EXERCISE AIM:
Repeat all of the material below exactly as written, images excluded.

COLLECTED DATA:
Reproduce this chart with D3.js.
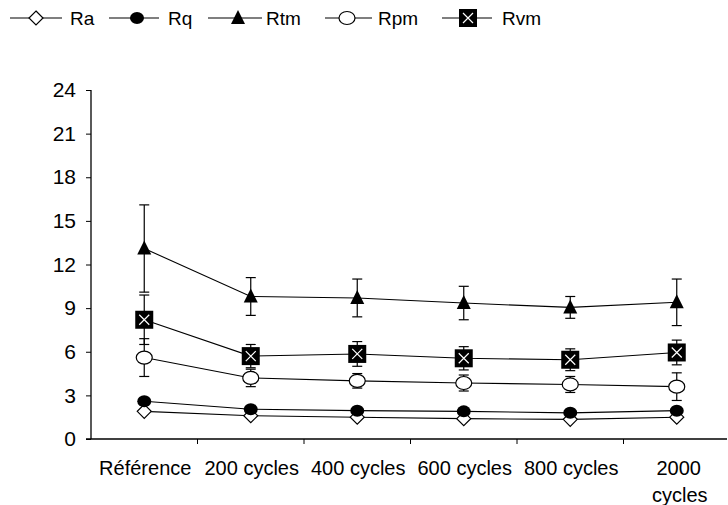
<!DOCTYPE html>
<html><head><meta charset="utf-8">
<script src="https://cdn.jsdelivr.net/npm/d3@7/dist/d3.min.js"></script>
<style>body{margin:0;background:#fff;}svg{display:block;font-family:"Liberation Sans",Arial,sans-serif;}</style>
</head><body>
<script>
const categories = ["Référence","200 cycles","400 cycles","600 cycles","800 cycles","2000 cycles"];
const yTicks = [0,3,6,9,12,15,18,21,24];
const seriesNames = ["Ra","Rq","Rtm","Rpm","Rvm"];
const Ra  = [1.9, 1.6, 1.5, 1.4, 1.35, 1.5];
const Rq  = [2.6, 2.05, 1.95, 1.9, 1.8, 1.95];
const Rtm = [13.1, 9.8, 9.7, 9.35, 9.05, 9.4];
const Rpm = [5.6, 4.2, 4.0, 3.85, 3.75, 3.6];
const Rvm = [8.2, 5.7, 5.85, 5.55, 5.45, 5.95];
const RtmErr = [3.0, 1.3, 1.3, 1.15, 0.75, 1.6];
const RpmErr = [1.3, 0.6, 0.5, 0.55, 0.55, 0.95];
const RvmErr = [1.7, 0.8, 0.85, 0.8, 0.75, 0.85];

const W = 728, H = 505;
const svg = d3.select("body").append("svg").attr("width", W).attr("height", H);
const x = d3.scaleBand().domain(categories).range([91, 730]);
const y = d3.scaleLinear().domain([0, 24]).range([439, 90]);

// axes
const yAxis = d3.axisLeft(y).tickValues(yTicks).tickSize(5).tickPadding(10);
const gy = svg.append("g").attr("transform", "translate(91,0)").call(yAxis);
gy.attr("font-family", null).attr("font-size", null);
gy.select(".domain").attr("d", "M0,90V439").attr("stroke", "#000").attr("stroke-width", 1.3);
gy.selectAll(".tick line").attr("stroke", "#000");
gy.selectAll(".tick text").attr("font-size", 21).style("font-size", "21px").attr("fill", "#000");

svg.append("line").attr("x1", 86).attr("x2", 727).attr("y1", 439).attr("y2", 439).attr("stroke", "#000").attr("stroke-width", 1.3);
categories.forEach((c, i) => {
  if (i > 0) svg.append("line").attr("x1", x(c)).attr("x2", x(c)).attr("y1", 439).attr("y2", 444).attr("stroke", "#000");
});
categories.forEach((c, i) => {
  const cx = x(c) + x.bandwidth() / 2;
  if (c === "2000 cycles") {
    svg.append("text").attr("x", cx + 2).attr("y", 475).attr("text-anchor", "middle").style("font-size", "20px").text("2000");
    svg.append("text").attr("x", cx + 3).attr("y", 502).attr("text-anchor", "middle").style("font-size", "20px").text("cycles");
  } else {
    svg.append("text").attr("x", cx + 1).attr("y", 475).attr("text-anchor", "middle").style("font-size", "20px").text(c);
  }
});

const cxOf = i => x(categories[i]) + x.bandwidth() / 2;
const data = {Ra, Rq, Rtm, Rpm, Rvm};
const errs = {Rtm: RtmErr, Rpm: RpmErr, Rvm: RvmErr};

// error bars
Object.keys(errs).forEach(k => {
  data[k].forEach((v, i) => {
    const e = errs[k][i], cx = cxOf(i);
    const g = svg.append("g").attr("stroke", "#000").attr("stroke-width", 1.2);
    g.append("line").attr("x1", cx).attr("x2", cx).attr("y1", y(v + e)).attr("y2", y(v - e));
    g.append("line").attr("x1", cx - 5).attr("x2", cx + 5).attr("y1", y(v + e)).attr("y2", y(v + e));
    g.append("line").attr("x1", cx - 5).attr("x2", cx + 5).attr("y1", y(v - e)).attr("y2", y(v - e));
  });
});

// lines
const line = d3.line().x((d, i) => cxOf(i)).y(d => y(d));
seriesNames.forEach(k => {
  svg.append("path").attr("d", line(data[k])).attr("fill", "none").attr("stroke", "#000").attr("stroke-width", 1.1);
});

function marker(g, type, cx, cy) {
  if (type === "Ra") {
    g.append("path").attr("d", `M${cx},${cy-7}L${cx+7},${cy}L${cx},${cy+7}L${cx-7},${cy}Z`).attr("fill", "#fff").attr("stroke", "#000").attr("stroke-width", 1.2);
  } else if (type === "Rq") {
    g.append("ellipse").attr("cx", cx).attr("cy", cy).attr("rx", 7).attr("ry", 6).attr("fill", "#000");
  } else if (type === "Rtm") {
    g.append("path").attr("d", `M${cx},${cy-8}L${cx+7},${cy+6}L${cx-7},${cy+6}Z`).attr("fill", "#000");
  } else if (type === "Rpm") {
    g.append("ellipse").attr("cx", cx).attr("cy", cy).attr("rx", 8).attr("ry", 6.5).attr("fill", "#fff").attr("stroke", "#000").attr("stroke-width", 1.2);
  } else if (type === "Rvm") {
    g.append("rect").attr("x", cx - 9).attr("y", cy - 9).attr("width", 18).attr("height", 18).attr("fill", "#000");
    g.append("path").attr("d", `M${cx-5},${cy-5}L${cx+5},${cy+5}M${cx+5},${cy-5}L${cx-5},${cy+5}`).attr("stroke", "#fff").attr("stroke-width", 1.2);
  }
}

["Ra","Rq","Rpm","Rvm","Rtm"].forEach(k => {
  const g = svg.append("g");
  data[k].forEach((v, i) => marker(g, k, cxOf(i), y(v)));
});

// legend
const legend = [
  {k: "Ra", x1: 10, x2: 62, m: 36, t: 70},
  {k: "Rq", x1: 109, x2: 159, m: 137, t: 168},
  {k: "Rtm", x1: 208, x2: 262, m: 238, t: 266},
  {k: "Rpm", x1: 325, x2: 372, m: 347, t: 378},
  {k: "Rvm", x1: 442, x2: 492, m: 468, t: 502}
];
legend.forEach(l => {
  const g = svg.append("g");
  g.append("line").attr("x1", l.x1).attr("x2", l.x2).attr("y1", 18).attr("y2", 18).attr("stroke", "#000").attr("stroke-width", 1.1);
  marker(g, l.k, l.m, 18);
  g.append("text").attr("x", l.t).attr("y", 25).style("font-size", "19px").text(l.k);
});
</script>
</body></html>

TASK SOLUTION:
Reproduce this chart with D3.js.
<!DOCTYPE html>
<html><head><meta charset="utf-8">
<script src="https://cdn.jsdelivr.net/npm/d3@7/dist/d3.min.js"></script>
<style>body{margin:0;background:#fff;}svg{display:block;font-family:"Liberation Sans",Arial,sans-serif;}</style>
</head><body>
<script>
const categories = ["Référence","200 cycles","400 cycles","600 cycles","800 cycles","2000 cycles"];
const yTicks = [0,3,6,9,12,15,18,21,24];
const seriesNames = ["Ra","Rq","Rtm","Rpm","Rvm"];
const Ra  = [1.9, 1.6, 1.5, 1.4, 1.35, 1.5];
const Rq  = [2.6, 2.05, 1.95, 1.9, 1.8, 1.95];
const Rtm = [13.1, 9.8, 9.7, 9.35, 9.05, 9.4];
const Rpm = [5.6, 4.2, 4.0, 3.85, 3.75, 3.6];
const Rvm = [8.2, 5.7, 5.85, 5.55, 5.45, 5.95];
const RtmErr = [3.0, 1.3, 1.3, 1.15, 0.75, 1.6];
const RpmErr = [1.3, 0.6, 0.5, 0.55, 0.55, 0.95];
const RvmErr = [1.7, 0.8, 0.85, 0.8, 0.75, 0.85];

const W = 728, H = 505;
const svg = d3.select("body").append("svg").attr("width", W).attr("height", H);
const x = d3.scaleBand().domain(categories).range([91, 730]);
const y = d3.scaleLinear().domain([0, 24]).range([439, 90]);

// axes
const yAxis = d3.axisLeft(y).tickValues(yTicks).tickSize(5).tickPadding(10);
const gy = svg.append("g").attr("transform", "translate(91,0)").call(yAxis);
gy.attr("font-family", null).attr("font-size", null);
gy.select(".domain").attr("d", "M0,90V439").attr("stroke", "#000").attr("stroke-width", 1.3);
gy.selectAll(".tick line").attr("stroke", "#000");
gy.selectAll(".tick text").attr("font-size", 21).style("font-size", "21px").attr("fill", "#000");

svg.append("line").attr("x1", 86).attr("x2", 727).attr("y1", 439).attr("y2", 439).attr("stroke", "#000").attr("stroke-width", 1.3);
categories.forEach((c, i) => {
  if (i > 0) svg.append("line").attr("x1", x(c)).attr("x2", x(c)).attr("y1", 439).attr("y2", 444).attr("stroke", "#000");
});
categories.forEach((c, i) => {
  const cx = x(c) + x.bandwidth() / 2;
  if (c === "2000 cycles") {
    svg.append("text").attr("x", cx + 2).attr("y", 475).attr("text-anchor", "middle").style("font-size", "20px").text("2000");
    svg.append("text").attr("x", cx + 3).attr("y", 502).attr("text-anchor", "middle").style("font-size", "20px").text("cycles");
  } else {
    svg.append("text").attr("x", cx + 1).attr("y", 475).attr("text-anchor", "middle").style("font-size", "20px").text(c);
  }
});

const cxOf = i => x(categories[i]) + x.bandwidth() / 2;
const data = {Ra, Rq, Rtm, Rpm, Rvm};
const errs = {Rtm: RtmErr, Rpm: RpmErr, Rvm: RvmErr};

// error bars
Object.keys(errs).forEach(k => {
  data[k].forEach((v, i) => {
    const e = errs[k][i], cx = cxOf(i);
    const g = svg.append("g").attr("stroke", "#000").attr("stroke-width", 1.2);
    g.append("line").attr("x1", cx).attr("x2", cx).attr("y1", y(v + e)).attr("y2", y(v - e));
    g.append("line").attr("x1", cx - 5).attr("x2", cx + 5).attr("y1", y(v + e)).attr("y2", y(v + e));
    g.append("line").attr("x1", cx - 5).attr("x2", cx + 5).attr("y1", y(v - e)).attr("y2", y(v - e));
  });
});

// lines
const line = d3.line().x((d, i) => cxOf(i)).y(d => y(d));
seriesNames.forEach(k => {
  svg.append("path").attr("d", line(data[k])).attr("fill", "none").attr("stroke", "#000").attr("stroke-width", 1.1);
});

function marker(g, type, cx, cy) {
  if (type === "Ra") {
    g.append("path").attr("d", `M${cx},${cy-7}L${cx+7},${cy}L${cx},${cy+7}L${cx-7},${cy}Z`).attr("fill", "#fff").attr("stroke", "#000").attr("stroke-width", 1.2);
  } else if (type === "Rq") {
    g.append("ellipse").attr("cx", cx).attr("cy", cy).attr("rx", 7).attr("ry", 6).attr("fill", "#000");
  } else if (type === "Rtm") {
    g.append("path").attr("d", `M${cx},${cy-8}L${cx+7},${cy+6}L${cx-7},${cy+6}Z`).attr("fill", "#000");
  } else if (type === "Rpm") {
    g.append("ellipse").attr("cx", cx).attr("cy", cy).attr("rx", 8).attr("ry", 6.5).attr("fill", "#fff").attr("stroke", "#000").attr("stroke-width", 1.2);
  } else if (type === "Rvm") {
    g.append("rect").attr("x", cx - 9).attr("y", cy - 9).attr("width", 18).attr("height", 18).attr("fill", "#000");
    g.append("path").attr("d", `M${cx-5},${cy-5}L${cx+5},${cy+5}M${cx+5},${cy-5}L${cx-5},${cy+5}`).attr("stroke", "#fff").attr("stroke-width", 1.2);
  }
}

["Ra","Rq","Rpm","Rvm","Rtm"].forEach(k => {
  const g = svg.append("g");
  data[k].forEach((v, i) => marker(g, k, cxOf(i), y(v)));
});

// legend
const legend = [
  {k: "Ra", x1: 10, x2: 62, m: 36, t: 70},
  {k: "Rq", x1: 109, x2: 159, m: 137, t: 168},
  {k: "Rtm", x1: 208, x2: 262, m: 238, t: 266},
  {k: "Rpm", x1: 325, x2: 372, m: 347, t: 378},
  {k: "Rvm", x1: 442, x2: 492, m: 468, t: 502}
];
legend.forEach(l => {
  const g = svg.append("g");
  g.append("line").attr("x1", l.x1).attr("x2", l.x2).attr("y1", 18).attr("y2", 18).attr("stroke", "#000").attr("stroke-width", 1.1);
  marker(g, l.k, l.m, 18);
  g.append("text").attr("x", l.t).attr("y", 25).style("font-size", "19px").text(l.k);
});
</script>
</body></html>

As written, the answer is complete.